O'Malley Proposals Would Prohibit Guns for Targets of Protective Orders

By John Wagner
Washington Post Staff Writer
Friday, October 24, 2008

Maryland Gov. Martin O'Malley said yesterday that he probably will sponsor legislation requiring the surrender of all firearms by anyone subject to a final protective order limiting contact with an abused spouse or partner.

Similar bills have been successfully resisted by gun-rights activists, but advocates for domestic violence victims expressed hope that O'Malley's involvement could lead to passage in the upcoming legislative session, which starts in January.

O'Malley (D) signaled his intentions in a brief interview after an event in Towson during which he announced $1.8 million in federal grants for domestic violence programs and the expansion of a state council on preventing family violence.

The governor said he is interested in resurrecting two bills that failed by lopsided votes in a House committee during the previous legislative session.

One bill would require judges to include the firearms prohibition when issuing a final protective order. That restriction is now at the judge's discretion.

The other would tighten the state protective order law to include all firearms. Currently, handguns are subject to protective orders, for example, but rifles are not.

Both bills were supported by the Maryland State Police last session but not included in a package of "administration bills" put forward by the governor. Such administration bills typically are given heightened consideration by lawmakers.

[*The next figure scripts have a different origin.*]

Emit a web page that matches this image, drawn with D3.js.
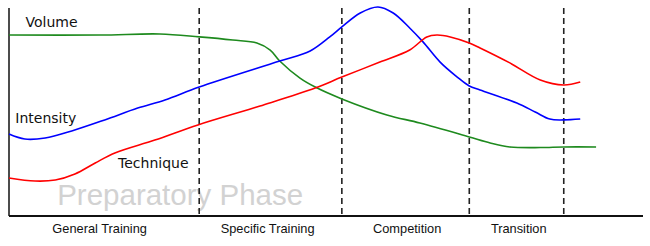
<!DOCTYPE html>
<html><head><meta charset="utf-8">
<script src="https://cdn.jsdelivr.net/npm/d3@7"></script>
<style>html,body{margin:0;padding:0;background:#fff;}svg{display:block;}</style>
</head><body>
<script>
// Training periodization curves (x: season progress 0-100, y: relative level 0-100)
const volumeX    = [0, 14.4, 23.8, 30, 35.3, 39.1, 41.2, 42.7, 45.9, 48.3, 52.5, 59.6, 64.8, 72.6, 75.9, 79, 83.8, 87.5, 92.6];
const volumeY    = [87, 87, 87.5, 86.1, 84.6, 83.2, 79.8, 74.5, 66.3, 62, 56.3, 48.6, 44.7, 38, 35.1, 33.2, 32.9, 33.2, 33.2];
const intensityX = [0, 2.5, 5.7, 9.9, 15.1, 20.3, 24.6, 30, 42.7, 47.5, 50.6, 52.5, 55.4, 58.2, 60.6, 63.2, 65.3, 68, 70.7, 72.6, 74.3, 80.1, 83, 85.3, 87.5, 90.1];
const intensityY = [39.4, 37, 37.5, 40.9, 46.2, 51.9, 55.8, 62, 74.5, 79.3, 86.1, 90.9, 97.6, 100.5, 97.6, 90.4, 83.7, 74, 66.8, 62.5, 60.6, 54.3, 50, 46.6, 46.2, 46.6];
const techniqueX = [0, 4.1, 7.3, 10.4, 13.6, 16.7, 23, 29.8, 39.6, 48.3, 52.5, 58.5, 63.2, 65.9, 67.5, 69.6, 72.6, 74.3, 79, 83.8, 87.5, 90.1];
const techniqueY = [18.3, 16.8, 17.3, 20.2, 25.5, 30.3, 36.5, 43.8, 52.9, 61.5, 66.8, 74, 79.8, 86.1, 87, 86.1, 83.2, 80.8, 73.6, 65.4, 63, 64.4];
const phaseBounds = [30, 52.5, 72.6, 87.5];
const phaseLabels = ["General Training", "Specific Training", "Competition", "Transition"];
const phaseLabelX = [14.3, 40.8, 62.8, 80.4];
const seriesNames = ["Volume", "Intensity", "Technique"];
const seriesLabelX = [2.6, 1.0, 17.2];
const seriesLabelY = [90.7, 44.6, 23];
const periodTitle = "Preparatory Phase";

const W = 650, H = 246;
const svg = d3.select("body").append("svg").attr("width", W).attr("height", H);
const x = d3.scaleLinear().domain([0, 100]).range([9, 643]);
const y = d3.scaleLinear().domain([0, 100]).range([216, 8]);

// watermark title
svg.append("text").attr("x", x(7.6)).attr("y", 205)
  .attr("font-family", "Liberation Sans, Arial, sans-serif").attr("font-size", 29.5)
  .attr("fill", "#d2d2d2").text(periodTitle);

// phase boundaries
svg.selectAll("line.phase").data(phaseBounds).enter().append("line")
  .attr("class", "phase")
  .attr("x1", d => x(d)).attr("x2", d => x(d))
  .attr("y1", y(100)).attr("y2", y(0))
  .attr("stroke", "#222").attr("stroke-width", 1.6).attr("stroke-dasharray", "6,4");

// axes
svg.append("line").attr("x1", x(0)).attr("x2", x(0)).attr("y1", y(100)).attr("y2", y(0))
  .attr("stroke", "#111").attr("stroke-width", 1.5);
svg.append("line").attr("x1", x(0)).attr("x2", x(100)).attr("y1", y(0)).attr("y2", y(0))
  .attr("stroke", "#111").attr("stroke-width", 1.8);

// phase labels
svg.selectAll("text.phase").data(phaseLabels).enter().append("text")
  .attr("x", (d, i) => x(phaseLabelX[i])).attr("y", 233)
  .attr("text-anchor", "middle")
  .attr("font-family", "Liberation Sans, Arial, sans-serif").attr("font-size", 12.8)
  .attr("fill", "#111").text(d => d);

// series
const series = [
  {xs: volumeX, ys: volumeY, color: "#1e8a1e"},
  {xs: intensityX, ys: intensityY, color: "#0000ff"},
  {xs: techniqueX, ys: techniqueY, color: "#ff0000"}
];
const line = d3.line().x(d => x(d[0])).y(d => y(d[1])).curve(d3.curveCatmullRom.alpha(0.5));
series.forEach(s => {
  svg.append("path").datum(d3.zip(s.xs, s.ys)).attr("d", line)
    .attr("fill", "none").attr("stroke", s.color).attr("stroke-width", 1.6);
});

// series labels
svg.selectAll("text.series").data(seriesNames).enter().append("text")
  .attr("x", (d, i) => x(seriesLabelX[i])).attr("y", (d, i) => y(seriesLabelY[i]))
  .attr("font-family", "'DejaVu Sans', sans-serif").attr("font-size", 14)
  .attr("fill", "#111").text(d => d);
</script>
</body></html>
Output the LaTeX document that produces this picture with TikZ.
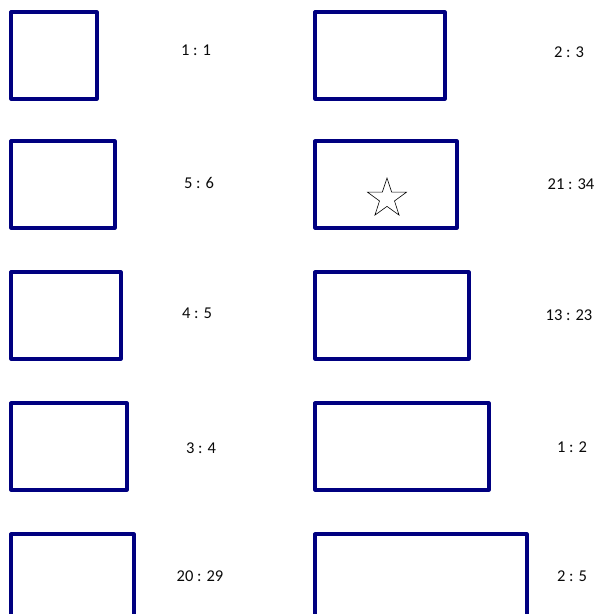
\documentclass[tikz,border=0pt]{standalone}
\usepackage{fontspec}
\setmainfont{Carlito}
\definecolor{navyline}{RGB}{0,0,128}
\definecolor{labeltext}{RGB}{10,10,10}
\begin{document}
\begin{tikzpicture}[x=1pt,y=-1pt,
  framebox/.style={draw=navyline,line width=3.2pt,line join=round,fill=white},
  starline/.style={draw=black,line width=0.6pt,line join=miter,fill=white},
  ratiolabel/.style={font=\fontsize{16.5}{19}\selectfont,text=labeltext,inner sep=0pt}]
\useasboundingbox[fill=white] (0,0) rectangle (598,614);
% left column
\draw[framebox] (11,12) rectangle (97,99);
\draw[framebox] (11,141) rectangle (115,228);
\draw[framebox] (11,272) rectangle (121,359);
\draw[framebox] (11,403) rectangle (127,490);
\draw[framebox] (11,534) rectangle (134,621);
% right column
\draw[framebox] (315,12) rectangle (445,99);
\draw[framebox] (315,141) rectangle (457,228);
\draw[framebox] (315,272) rectangle (469,359);
\draw[framebox] (315,403) rectangle (489,490);
\draw[framebox] (315,534) rectangle (527,621);
% star (y axis points down, so angles are mirrored: top point at -90)
\begin{scope}[shift={(387,198.5)}]
\draw[starline] (-90:20.5)
  -- (-54:7.9) -- (-18:20.5) -- (18:7.9) -- (54:20.5) -- (90:7.9)
  -- (126:20.5) -- (162:7.9) -- (198:20.5) -- (234:7.9) -- cycle;
\end{scope}
% labels
\node[ratiolabel] (l1) at (196,50) {1 : 1};
\node[ratiolabel] (l2) at (199,183) {5 : 6};
\node[ratiolabel] (l3) at (197,313) {4 : 5};
\node[ratiolabel] (l4) at (201,448) {3 : 4};
\node[ratiolabel] (l5) at (200,576) {20 : 29};
\node[ratiolabel] (r1) at (569,52) {2 : 3};
\node[ratiolabel] (r2) at (571,184) {21 : 34};
\node[ratiolabel] (r3) at (569,315) {13 : 23};
\node[ratiolabel] (r4) at (572,447) {1 : 2};
\node[ratiolabel] (r5) at (572,576) {2 : 5};
\end{tikzpicture}
\end{document}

Asked whether the domestic violence bills would be part of his formal agenda in January, O'Malley said: "It's very likely that they will be."

Jodi Finkelstein, executive director of the Domestic Violence Center of Howard County, said she was "personally thrilled" about O'Malley's interest in the bills and said his support could help significantly.

The two bills were defeated last session by the House Judiciary Committee, 17 to 2 and 17 to 3.

House Minority Whip Christopher B. Shank (R-Washington) said he and other judiciary members were sensitive to concerns involving the constitutional right to bear arms, as well as questions about how the legislation would affect police officers who carry guns on the job.

Shank said the committee has a history of independence that he was not sure O'Malley could break. "Intellectually, I think it would be difficult for us to turn on a dime like that," Shank said.

Del. Samuel I. Rosenberg (D-Baltimore), the committee's vice chairman, said members have also been reluctant to limit judges' discretion. But Rosenberg said O'Malley's support could create "a new environment."

"If the governor makes a forceful and effective case, the vote can change," he said.

Yesterday's event in Towson began on a personal note, as Lt. Gov. Anthony Brown (D) recalled the recent fatal shooting of his cousin by an ex-boyfriend in Montgomery County. "My family was forced to confront the tragic results of domestic violence," Brown said.